Most all other manufacturers do it the same way as Whirlpool with the ADC system with the exception of GE. Their refrigerators have a thermistor mounted on the top of the evaporator that can measure the frost build up and it defrosts when needed. Neat idea but its not near as reliable as the Whirlpool system. Sure they do fail, but its pretty rare. I would even say the old mechanical timers fail 10 times as much as the Whirlpool ADC. Now if you're talking about the Maytag side by sides before they started using the Amana chassis, those fail like nothing else. Back in the prime I would replace 3 a week, now that they are getting older and Maytag has never built a refrigerator to last so a lot of them are not being repaired I'm down to about one every3 weeks or so.
I've even put the Whirlpool ADC boards in refrigerators that had a timer just for the fun of it. It plugs right in to the standard plug (provided its wired the same as the Whirlpool ) and all you have to do is run two extra wires to it.

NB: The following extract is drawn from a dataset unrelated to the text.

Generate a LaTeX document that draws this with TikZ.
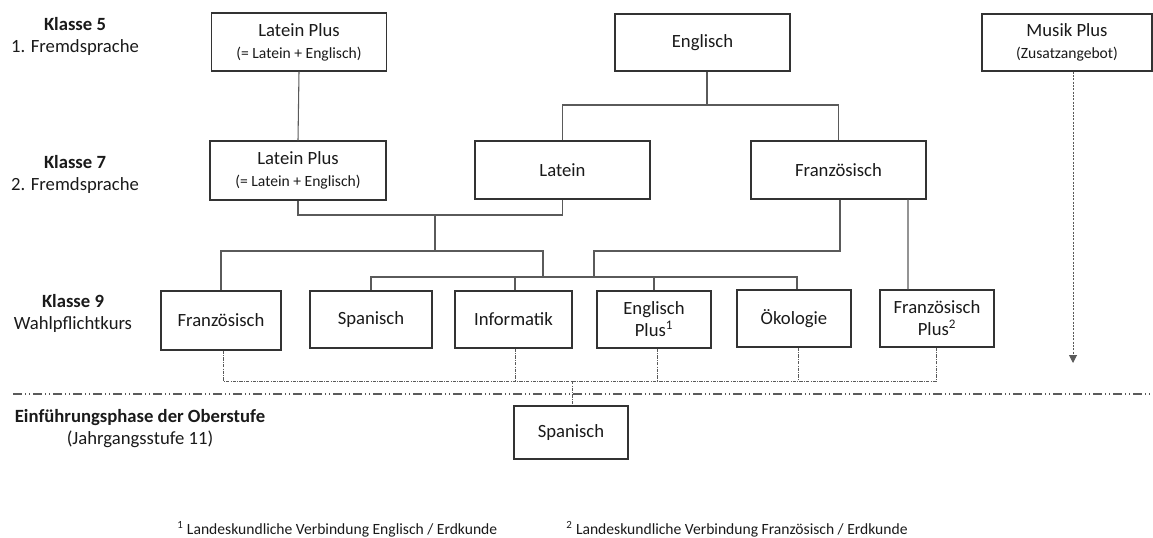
\documentclass[tikz,border=0pt]{standalone}
\usepackage{fontspec}
\setmainfont{Carlito}
\usetikzlibrary{arrows.meta,calc}
\definecolor{boxc}{HTML}{333333}
\definecolor{linec}{HTML}{5A5A5A}
\definecolor{txt}{HTML}{1A1A1A}
\def\PX{0.75pt}
\begin{document}
\begin{tikzpicture}[x=0.75pt,y=-0.75pt,
  every node/.style={text=txt},
  wh/.style 2 args={minimum width=#1*\PX, minimum height=#2*\PX},
  box/.style={draw=boxc, line width=1pt, fill=white, inner sep=0pt, align=center,
    font=\fontsize{14}{16.5}\selectfont},
  lbl/.style={align=center, inner sep=0pt, font=\fontsize{14}{16.5}\selectfont},
  conn/.style={draw=linec, line width=0.8pt},
  dd/.style={draw=linec, line width=0.6pt, dash pattern=on 2.5pt off 1pt on 0.5pt off 1pt},
  sep/.style={draw=linec, line width=1pt, dash pattern=on 7pt off 2pt on 1pt off 2pt on 1pt off 2pt},
  dotarrow/.style={draw=linec, line width=0.7pt, dash pattern=on 1.5pt off 1pt, -{Triangle[width=6pt,length=6pt]}},
  foot/.style={inner sep=0pt, font=\fontsize{11.7}{14}\selectfont}
]
\useasboundingbox (0,0) rectangle (1153,537);
\newcommand\smallline[1]{{\fontsize{11.7}{16}\selectfont #1}}

% row labels
\node[lbl] (k5) at (75,36) {\textbf{Klasse 5}\\1. Fremdsprache};
\node[lbl] (k7) at (75,174.5) {\textbf{Klasse 7}\\2. Fremdsprache};
\node[lbl] (k9) at (73,313.5) {\textbf{Klasse 9}\\Wahlpflichtkurs};
\node[lbl] (ef) at (140,429) {\textbf{Einführungsphase der Oberstufe}\\(Jahrgangsstufe 11)};

% boxes
\node[box, wh={175}{58}] (lp5) at (299,42) {Latein Plus\\\smallline{(= Latein + Englisch)}};
\node[box, wh={175}{57}] (engl) at (702.5,42.5) {Englisch};
\node[box, wh={170}{57}] (musik) at (1067,42.5) {Musik Plus\\\smallline{(Zusatzangebot)}};

\node[box, wh={176}{59}] (lp7) at (298,170.5) {Latein Plus\\\smallline{(= Latein + Englisch)}};
\node[box, wh={175}{58}] (lat) at (562.5,170) {Latein};
\node[box, wh={175}{58}] (fr7) at (838.5,170) {Französisch};

\node[box, wh={120}{59}] (fr9) at (221,320.5) {Französisch};
\node[box, wh={122}{57}] (sp9) at (371,319.5) {Spanisch};
\node[box, wh={117}{57}] (info) at (513.5,319.5) {Informatik};
\node[box, wh={114}{57}] (ep) at (654,319.5) {Englisch\\Plus\textsuperscript{1}};
\node[box, wh={114}{57}] (oek) at (794,318.5) {Ökologie};
\node[box, wh={114}{57}] (fp) at (937,318.5) {Französisch\\Plus\textsuperscript{2}};

\node[box, wh={114}{53}] (sp11) at (571,432.5) {Spanisch};

% junction coordinates
\coordinate (j1) at (707,105);
\coordinate (j2) at (435,215);
\coordinate (j3) at (435,251);
\coordinate (j4) at (543,277);
\coordinate (j5) at (594,277);
\coordinate (j6) at (572,381);
\coordinate (mend) at (1073,363);
\coordinate (sepl) at (13,394);
\coordinate (sepr) at (1153,394);

% solid connectors
\draw[conn] (lp5.south) -- (lp7.north);
\draw[conn] (engl.south -| j1) -- (j1);
\draw[conn] (lat.north) |- (j1) -| (fr7.north);
\draw[conn] (lp7.south) |- (j2) -| (lat.south);
\draw[conn] (j2) -- (j3);
\draw[conn] (fr9.north) |- (j4 |- j3) -- (j4);
\draw[conn] ([xshift=1.1pt]fr7.south) |- (j5 |- j3) -- (j5);
\draw[conn] (sp9.north) |- ([xshift=2.25pt]oek.north |- j4) -- ([xshift=2.25pt]oek.north);
\draw[conn] ([xshift=1.1pt]info.north) -- ([xshift=1.1pt]info.north |- j4);
\draw[conn] (ep.north) -- (ep.north |- j4);
\draw[conn] ([xshift=52.1pt]fr7.south) -- ([xshift=-21.75pt]fp.north);

% dash-dot connectors to Einfuehrungsphase
\draw[dd] ([xshift=1.5pt]fr9.south) |- (j6) -| ([xshift=-0.75pt]fp.south);
\draw[dd] ([xshift=1.1pt]info.south) -- ([xshift=1.1pt]info.south |- j6);
\draw[dd] ([xshift=2.25pt]ep.south) -- ([xshift=2.25pt]ep.south |- j6);
\draw[dd] ([xshift=3pt]oek.south) -- ([xshift=3pt]oek.south |- j6);
\draw[dd] (j6) -- (sp11.north -| j6);

% separator
\draw[sep] (sepl) -- (sepr);

% Musik Plus arrow
\draw[dotarrow] ([xshift=4.5pt]musik.south) -- (mend);

% footnotes
\node[foot, anchor=base west] (fn1) at (177,534) {\textsuperscript{1} Landeskundliche Verbindung Englisch / Erdkunde};
\node[foot, anchor=base west] (fn2) at (566,534) {\textsuperscript{2} Landeskundliche Verbindung Französisch / Erdkunde};
\end{tikzpicture}
\end{document}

If you want to get more effiancy out of your old refrigerator you can put in a slower timer, or rewire your current times so the motor only advances when the thermostat cycles on. If it doesn't have the exposed motor wires, for $8 you can get a universal times with disconnected wires that you hook up to whatever terminal you want. Be careful though because every once in a while I'll run in to one that won't work that way unless you do some rewireing. Usually because the timer motor neturals itself through another circuit and for one reason or another it stalls out in defrost if whatever is in that circuit opens the connection up.
If your refrigerator has a horizontal evaporator just leave the defrost timer alone as they usually need to defrost that often to keep the evaporator clean.